— begin —

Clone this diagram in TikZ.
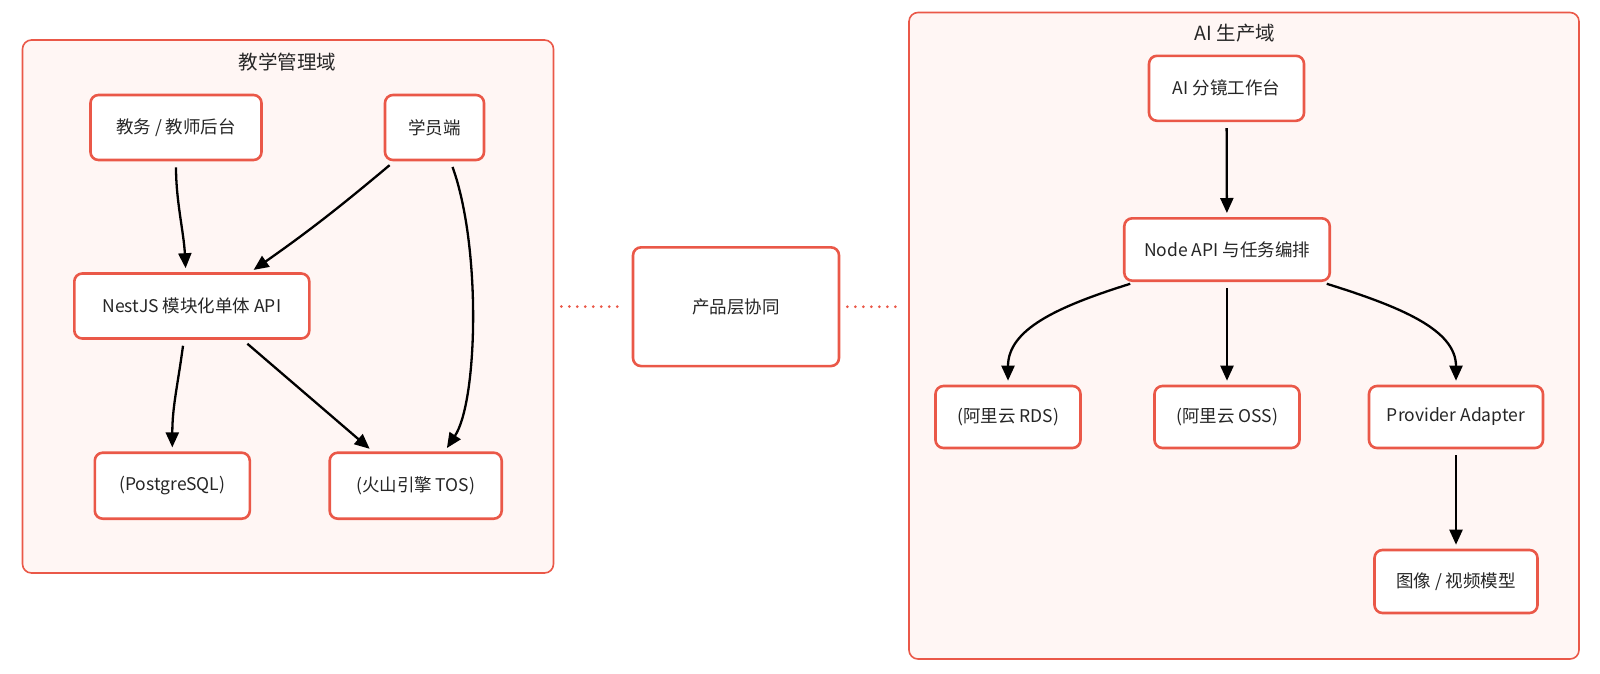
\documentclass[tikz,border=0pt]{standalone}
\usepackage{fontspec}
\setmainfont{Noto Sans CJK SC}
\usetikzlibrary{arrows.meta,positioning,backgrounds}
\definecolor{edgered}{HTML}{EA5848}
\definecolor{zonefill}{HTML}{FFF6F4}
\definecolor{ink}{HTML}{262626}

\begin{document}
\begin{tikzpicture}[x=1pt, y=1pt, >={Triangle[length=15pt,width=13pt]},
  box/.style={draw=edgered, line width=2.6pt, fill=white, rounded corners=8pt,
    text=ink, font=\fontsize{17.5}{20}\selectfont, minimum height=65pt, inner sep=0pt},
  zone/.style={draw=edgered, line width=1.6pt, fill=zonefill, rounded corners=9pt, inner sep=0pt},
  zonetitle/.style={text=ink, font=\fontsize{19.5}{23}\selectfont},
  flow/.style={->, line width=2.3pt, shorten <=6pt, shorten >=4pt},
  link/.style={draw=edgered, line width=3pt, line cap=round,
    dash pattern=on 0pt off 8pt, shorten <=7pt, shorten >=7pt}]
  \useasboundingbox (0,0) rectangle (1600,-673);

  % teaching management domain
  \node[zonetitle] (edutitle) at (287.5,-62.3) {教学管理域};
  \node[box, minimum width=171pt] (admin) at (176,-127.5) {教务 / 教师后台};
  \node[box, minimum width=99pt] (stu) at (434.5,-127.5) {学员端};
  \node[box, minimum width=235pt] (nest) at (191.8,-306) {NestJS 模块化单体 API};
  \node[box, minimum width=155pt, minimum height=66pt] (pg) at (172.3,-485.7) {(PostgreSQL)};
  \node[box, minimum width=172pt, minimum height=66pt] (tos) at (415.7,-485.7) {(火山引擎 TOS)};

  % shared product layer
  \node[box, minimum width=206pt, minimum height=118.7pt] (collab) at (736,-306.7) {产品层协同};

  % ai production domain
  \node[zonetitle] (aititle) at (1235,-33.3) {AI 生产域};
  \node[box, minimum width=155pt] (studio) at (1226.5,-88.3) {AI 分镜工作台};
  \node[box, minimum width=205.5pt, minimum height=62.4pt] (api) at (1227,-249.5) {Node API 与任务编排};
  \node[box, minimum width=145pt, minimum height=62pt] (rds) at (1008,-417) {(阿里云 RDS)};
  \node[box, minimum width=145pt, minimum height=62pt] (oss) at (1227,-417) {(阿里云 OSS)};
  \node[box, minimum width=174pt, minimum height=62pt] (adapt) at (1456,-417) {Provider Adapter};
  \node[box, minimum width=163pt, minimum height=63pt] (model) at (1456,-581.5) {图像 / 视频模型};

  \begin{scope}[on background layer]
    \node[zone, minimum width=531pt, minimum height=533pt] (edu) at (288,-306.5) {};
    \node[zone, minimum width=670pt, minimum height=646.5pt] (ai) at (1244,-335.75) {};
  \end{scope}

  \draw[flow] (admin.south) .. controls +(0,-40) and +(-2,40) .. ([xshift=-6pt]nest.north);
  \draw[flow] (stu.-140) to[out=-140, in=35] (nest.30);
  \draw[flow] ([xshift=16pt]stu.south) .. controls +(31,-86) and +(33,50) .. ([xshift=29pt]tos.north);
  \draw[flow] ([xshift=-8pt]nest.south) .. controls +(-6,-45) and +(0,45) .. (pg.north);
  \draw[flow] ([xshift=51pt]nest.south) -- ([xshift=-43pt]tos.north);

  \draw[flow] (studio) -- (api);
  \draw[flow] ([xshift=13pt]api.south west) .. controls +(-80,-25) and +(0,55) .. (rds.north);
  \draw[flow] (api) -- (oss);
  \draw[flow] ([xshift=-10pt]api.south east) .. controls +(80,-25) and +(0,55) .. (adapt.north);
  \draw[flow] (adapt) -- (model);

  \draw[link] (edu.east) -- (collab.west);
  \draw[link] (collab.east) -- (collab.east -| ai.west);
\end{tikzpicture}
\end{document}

— end —

**Exercise requirements**
Begin at the top of the material above and output each line exactly, stopping after the line that holds "(0,0) rectangle (1600,-673);". Leave out pictures.

**The answer**
Clone this diagram in TikZ.
\documentclass[tikz,border=0pt]{standalone}
\usepackage{fontspec}
\setmainfont{Noto Sans CJK SC}
\usetikzlibrary{arrows.meta,positioning,backgrounds}
\definecolor{edgered}{HTML}{EA5848}
\definecolor{zonefill}{HTML}{FFF6F4}
\definecolor{ink}{HTML}{262626}

\begin{document}
\begin{tikzpicture}[x=1pt, y=1pt, >={Triangle[length=15pt,width=13pt]},
  box/.style={draw=edgered, line width=2.6pt, fill=white, rounded corners=8pt,
    text=ink, font=\fontsize{17.5}{20}\selectfont, minimum height=65pt, inner sep=0pt},
  zone/.style={draw=edgered, line width=1.6pt, fill=zonefill, rounded corners=9pt, inner sep=0pt},
  zonetitle/.style={text=ink, font=\fontsize{19.5}{23}\selectfont},
  flow/.style={->, line width=2.3pt, shorten <=6pt, shorten >=4pt},
  link/.style={draw=edgered, line width=3pt, line cap=round,
    dash pattern=on 0pt off 8pt, shorten <=7pt, shorten >=7pt}]
  \useasboundingbox (0,0) rectangle (1600,-673);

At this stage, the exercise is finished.